▶ WHAT YOU HAVE TO DO
What follows is a set of entries. Repeat them exactly, but not their pictures.

(Records from a collection)

>>>

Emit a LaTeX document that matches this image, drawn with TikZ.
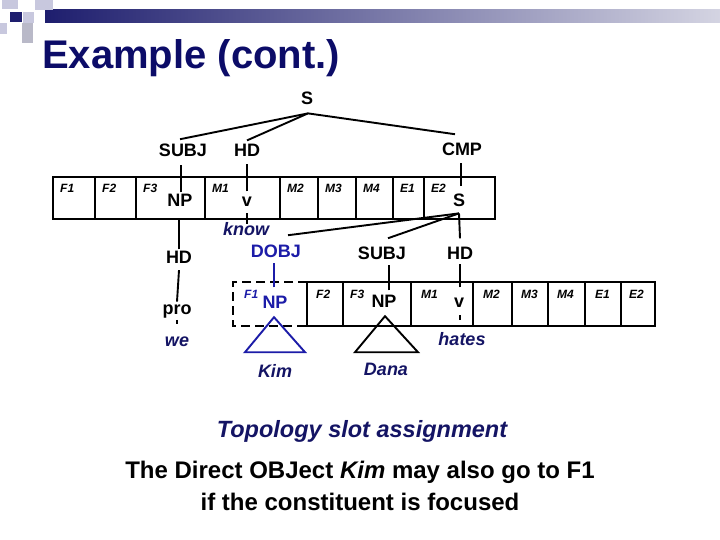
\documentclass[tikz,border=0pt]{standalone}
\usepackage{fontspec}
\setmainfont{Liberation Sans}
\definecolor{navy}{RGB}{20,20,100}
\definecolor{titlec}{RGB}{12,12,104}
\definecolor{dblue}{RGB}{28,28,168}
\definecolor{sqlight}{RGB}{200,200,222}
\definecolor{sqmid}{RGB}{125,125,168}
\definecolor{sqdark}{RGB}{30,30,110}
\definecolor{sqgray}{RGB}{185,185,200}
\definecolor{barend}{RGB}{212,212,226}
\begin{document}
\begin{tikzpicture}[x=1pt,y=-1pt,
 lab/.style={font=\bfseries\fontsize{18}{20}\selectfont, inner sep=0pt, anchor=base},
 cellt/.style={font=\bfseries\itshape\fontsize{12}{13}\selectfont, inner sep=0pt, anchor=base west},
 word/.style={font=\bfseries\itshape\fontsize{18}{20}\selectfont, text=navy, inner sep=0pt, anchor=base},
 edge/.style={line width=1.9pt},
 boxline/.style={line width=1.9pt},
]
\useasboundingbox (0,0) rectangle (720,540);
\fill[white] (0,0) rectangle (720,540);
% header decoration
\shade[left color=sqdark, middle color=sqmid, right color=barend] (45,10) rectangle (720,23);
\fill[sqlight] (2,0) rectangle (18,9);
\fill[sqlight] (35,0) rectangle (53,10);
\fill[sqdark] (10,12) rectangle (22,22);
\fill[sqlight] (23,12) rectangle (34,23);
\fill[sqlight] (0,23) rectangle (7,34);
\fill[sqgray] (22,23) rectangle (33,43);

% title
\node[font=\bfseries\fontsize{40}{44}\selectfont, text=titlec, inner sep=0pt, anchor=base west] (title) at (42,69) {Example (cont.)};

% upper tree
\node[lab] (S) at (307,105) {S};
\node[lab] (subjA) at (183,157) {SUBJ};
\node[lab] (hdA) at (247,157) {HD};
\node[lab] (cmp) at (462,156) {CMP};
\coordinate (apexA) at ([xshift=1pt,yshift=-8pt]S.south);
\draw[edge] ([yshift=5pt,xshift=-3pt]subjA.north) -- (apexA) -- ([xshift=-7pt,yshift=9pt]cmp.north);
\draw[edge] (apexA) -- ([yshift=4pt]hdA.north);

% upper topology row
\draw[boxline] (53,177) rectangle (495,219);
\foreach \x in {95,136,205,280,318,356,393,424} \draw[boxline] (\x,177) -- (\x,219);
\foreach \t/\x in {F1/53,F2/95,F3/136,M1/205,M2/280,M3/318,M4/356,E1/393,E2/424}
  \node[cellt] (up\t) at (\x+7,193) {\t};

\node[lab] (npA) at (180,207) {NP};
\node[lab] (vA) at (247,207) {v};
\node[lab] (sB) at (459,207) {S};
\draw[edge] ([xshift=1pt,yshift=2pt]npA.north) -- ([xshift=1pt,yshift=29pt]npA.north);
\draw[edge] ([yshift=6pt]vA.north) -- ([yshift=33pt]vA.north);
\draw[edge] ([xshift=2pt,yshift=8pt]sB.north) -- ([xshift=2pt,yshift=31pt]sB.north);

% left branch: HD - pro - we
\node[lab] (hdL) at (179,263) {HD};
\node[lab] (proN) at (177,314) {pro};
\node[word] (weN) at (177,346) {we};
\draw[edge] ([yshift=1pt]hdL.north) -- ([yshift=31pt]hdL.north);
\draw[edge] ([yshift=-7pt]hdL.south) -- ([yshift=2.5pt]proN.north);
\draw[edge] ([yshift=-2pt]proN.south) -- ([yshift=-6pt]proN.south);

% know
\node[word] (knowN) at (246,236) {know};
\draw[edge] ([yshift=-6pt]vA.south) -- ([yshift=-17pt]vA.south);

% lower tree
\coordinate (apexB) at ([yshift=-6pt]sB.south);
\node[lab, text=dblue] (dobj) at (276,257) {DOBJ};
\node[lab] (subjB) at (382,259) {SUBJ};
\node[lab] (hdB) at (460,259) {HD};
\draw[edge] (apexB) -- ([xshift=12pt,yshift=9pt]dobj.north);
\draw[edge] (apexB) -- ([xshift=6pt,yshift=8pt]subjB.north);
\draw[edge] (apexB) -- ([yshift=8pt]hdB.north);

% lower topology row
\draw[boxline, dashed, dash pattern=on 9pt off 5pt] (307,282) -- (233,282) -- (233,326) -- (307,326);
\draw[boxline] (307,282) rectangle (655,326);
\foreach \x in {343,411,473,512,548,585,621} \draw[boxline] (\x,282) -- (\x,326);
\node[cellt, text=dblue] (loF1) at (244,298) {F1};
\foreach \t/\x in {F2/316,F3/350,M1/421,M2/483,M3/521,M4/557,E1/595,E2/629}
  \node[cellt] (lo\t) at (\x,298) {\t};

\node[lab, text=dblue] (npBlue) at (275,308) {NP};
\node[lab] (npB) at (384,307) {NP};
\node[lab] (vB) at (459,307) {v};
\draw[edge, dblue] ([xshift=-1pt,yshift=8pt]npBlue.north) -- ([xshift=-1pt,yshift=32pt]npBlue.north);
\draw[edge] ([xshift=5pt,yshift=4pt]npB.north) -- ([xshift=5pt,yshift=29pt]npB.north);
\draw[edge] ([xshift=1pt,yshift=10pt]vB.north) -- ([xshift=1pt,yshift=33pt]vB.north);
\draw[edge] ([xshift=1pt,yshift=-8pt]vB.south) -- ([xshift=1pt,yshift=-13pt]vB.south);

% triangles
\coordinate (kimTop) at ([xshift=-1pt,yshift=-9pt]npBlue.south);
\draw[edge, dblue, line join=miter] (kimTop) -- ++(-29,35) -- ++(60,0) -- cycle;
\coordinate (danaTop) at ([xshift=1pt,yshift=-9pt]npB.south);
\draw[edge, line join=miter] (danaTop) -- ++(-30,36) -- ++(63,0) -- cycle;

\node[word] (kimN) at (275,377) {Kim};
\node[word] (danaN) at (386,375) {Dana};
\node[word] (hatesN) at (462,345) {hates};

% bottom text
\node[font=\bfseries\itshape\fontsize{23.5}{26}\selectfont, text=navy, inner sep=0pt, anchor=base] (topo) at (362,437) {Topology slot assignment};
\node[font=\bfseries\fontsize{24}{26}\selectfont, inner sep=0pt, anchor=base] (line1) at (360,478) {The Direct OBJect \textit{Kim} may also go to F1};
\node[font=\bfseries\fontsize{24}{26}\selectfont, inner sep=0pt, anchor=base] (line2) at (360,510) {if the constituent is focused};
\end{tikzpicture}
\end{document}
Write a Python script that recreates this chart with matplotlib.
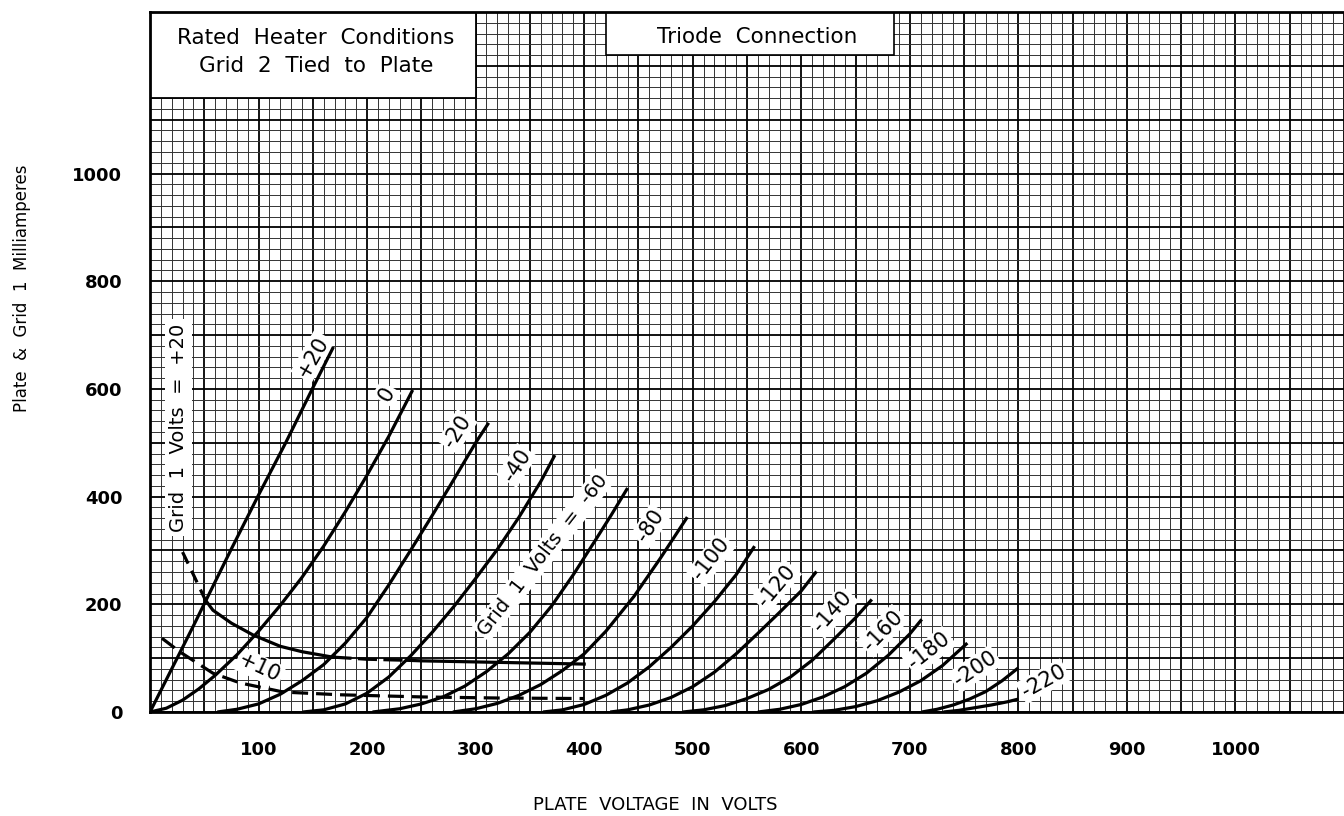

<<<

▶ RESULT BELOW
Emit a LaTeX document that matches this image, drawn with TikZ.
\documentclass[tikz,border=0pt]{standalone}
\usepackage{fontspec}
\setmainfont{Liberation Sans}
\definecolor{navy}{RGB}{20,20,100}
\definecolor{titlec}{RGB}{12,12,104}
\definecolor{dblue}{RGB}{28,28,168}
\definecolor{sqlight}{RGB}{200,200,222}
\definecolor{sqmid}{RGB}{125,125,168}
\definecolor{sqdark}{RGB}{30,30,110}
\definecolor{sqgray}{RGB}{185,185,200}
\definecolor{barend}{RGB}{212,212,226}
\begin{document}
\begin{tikzpicture}[x=1pt,y=-1pt,
 lab/.style={font=\bfseries\fontsize{18}{20}\selectfont, inner sep=0pt, anchor=base},
 cellt/.style={font=\bfseries\itshape\fontsize{12}{13}\selectfont, inner sep=0pt, anchor=base west},
 word/.style={font=\bfseries\itshape\fontsize{18}{20}\selectfont, text=navy, inner sep=0pt, anchor=base},
 edge/.style={line width=1.9pt},
 boxline/.style={line width=1.9pt},
]
\useasboundingbox (0,0) rectangle (720,540);
\fill[white] (0,0) rectangle (720,540);
% header decoration
\shade[left color=sqdark, middle color=sqmid, right color=barend] (45,10) rectangle (720,23);
\fill[sqlight] (2,0) rectangle (18,9);
\fill[sqlight] (35,0) rectangle (53,10);
\fill[sqdark] (10,12) rectangle (22,22);
\fill[sqlight] (23,12) rectangle (34,23);
\fill[sqlight] (0,23) rectangle (7,34);
\fill[sqgray] (22,23) rectangle (33,43);

% title
\node[font=\bfseries\fontsize{40}{44}\selectfont, text=titlec, inner sep=0pt, anchor=base west] (title) at (42,69) {Example (cont.)};

% upper tree
\node[lab] (S) at (307,105) {S};
\node[lab] (subjA) at (183,157) {SUBJ};
\node[lab] (hdA) at (247,157) {HD};
\node[lab] (cmp) at (462,156) {CMP};
\coordinate (apexA) at ([xshift=1pt,yshift=-8pt]S.south);
\draw[edge] ([yshift=5pt,xshift=-3pt]subjA.north) -- (apexA) -- ([xshift=-7pt,yshift=9pt]cmp.north);
\draw[edge] (apexA) -- ([yshift=4pt]hdA.north);

% upper topology row
\draw[boxline] (53,177) rectangle (495,219);
\foreach \x in {95,136,205,280,318,356,393,424} \draw[boxline] (\x,177) -- (\x,219);
\foreach \t/\x in {F1/53,F2/95,F3/136,M1/205,M2/280,M3/318,M4/356,E1/393,E2/424}
  \node[cellt] (up\t) at (\x+7,193) {\t};

\node[lab] (npA) at (180,207) {NP};
\node[lab] (vA) at (247,207) {v};
\node[lab] (sB) at (459,207) {S};
\draw[edge] ([xshift=1pt,yshift=2pt]npA.north) -- ([xshift=1pt,yshift=29pt]npA.north);
\draw[edge] ([yshift=6pt]vA.north) -- ([yshift=33pt]vA.north);
\draw[edge] ([xshift=2pt,yshift=8pt]sB.north) -- ([xshift=2pt,yshift=31pt]sB.north);

% left branch: HD - pro - we
\node[lab] (hdL) at (179,263) {HD};
\node[lab] (proN) at (177,314) {pro};
\node[word] (weN) at (177,346) {we};
\draw[edge] ([yshift=1pt]hdL.north) -- ([yshift=31pt]hdL.north);
\draw[edge] ([yshift=-7pt]hdL.south) -- ([yshift=2.5pt]proN.north);
\draw[edge] ([yshift=-2pt]proN.south) -- ([yshift=-6pt]proN.south);

% know
\node[word] (knowN) at (246,236) {know};
\draw[edge] ([yshift=-6pt]vA.south) -- ([yshift=-17pt]vA.south);

% lower tree
\coordinate (apexB) at ([yshift=-6pt]sB.south);
\node[lab, text=dblue] (dobj) at (276,257) {DOBJ};
\node[lab] (subjB) at (382,259) {SUBJ};
\node[lab] (hdB) at (460,259) {HD};
\draw[edge] (apexB) -- ([xshift=12pt,yshift=9pt]dobj.north);
\draw[edge] (apexB) -- ([xshift=6pt,yshift=8pt]subjB.north);
\draw[edge] (apexB) -- ([yshift=8pt]hdB.north);

% lower topology row
\draw[boxline, dashed, dash pattern=on 9pt off 5pt] (307,282) -- (233,282) -- (233,326) -- (307,326);
\draw[boxline] (307,282) rectangle (655,326);
\foreach \x in {343,411,473,512,548,585,621} \draw[boxline] (\x,282) -- (\x,326);
\node[cellt, text=dblue] (loF1) at (244,298) {F1};
\foreach \t/\x in {F2/316,F3/350,M1/421,M2/483,M3/521,M4/557,E1/595,E2/629}
  \node[cellt] (lo\t) at (\x,298) {\t};

\node[lab, text=dblue] (npBlue) at (275,308) {NP};
\node[lab] (npB) at (384,307) {NP};
\node[lab] (vB) at (459,307) {v};
\draw[edge, dblue] ([xshift=-1pt,yshift=8pt]npBlue.north) -- ([xshift=-1pt,yshift=32pt]npBlue.north);
\draw[edge] ([xshift=5pt,yshift=4pt]npB.north) -- ([xshift=5pt,yshift=29pt]npB.north);
\draw[edge] ([xshift=1pt,yshift=10pt]vB.north) -- ([xshift=1pt,yshift=33pt]vB.north);
\draw[edge] ([xshift=1pt,yshift=-8pt]vB.south) -- ([xshift=1pt,yshift=-13pt]vB.south);

% triangles
\coordinate (kimTop) at ([xshift=-1pt,yshift=-9pt]npBlue.south);
\draw[edge, dblue, line join=miter] (kimTop) -- ++(-29,35) -- ++(60,0) -- cycle;
\coordinate (danaTop) at ([xshift=1pt,yshift=-9pt]npB.south);
\draw[edge, line join=miter] (danaTop) -- ++(-30,36) -- ++(63,0) -- cycle;

\node[word] (kimN) at (275,377) {Kim};
\node[word] (danaN) at (386,375) {Dana};
\node[word] (hatesN) at (462,345) {hates};

% bottom text
\node[font=\bfseries\itshape\fontsize{23.5}{26}\selectfont, text=navy, inner sep=0pt, anchor=base] (topo) at (362,437) {Topology slot assignment};
\node[font=\bfseries\fontsize{24}{26}\selectfont, inner sep=0pt, anchor=base] (line1) at (360,478) {The Direct OBJect \textit{Kim} may also go to F1};
\node[font=\bfseries\fontsize{24}{26}\selectfont, inner sep=0pt, anchor=base] (line2) at (360,510) {if the constituent is focused};
\end{tikzpicture}
\end{document}
Write a Python script that recreates this chart with matplotlib.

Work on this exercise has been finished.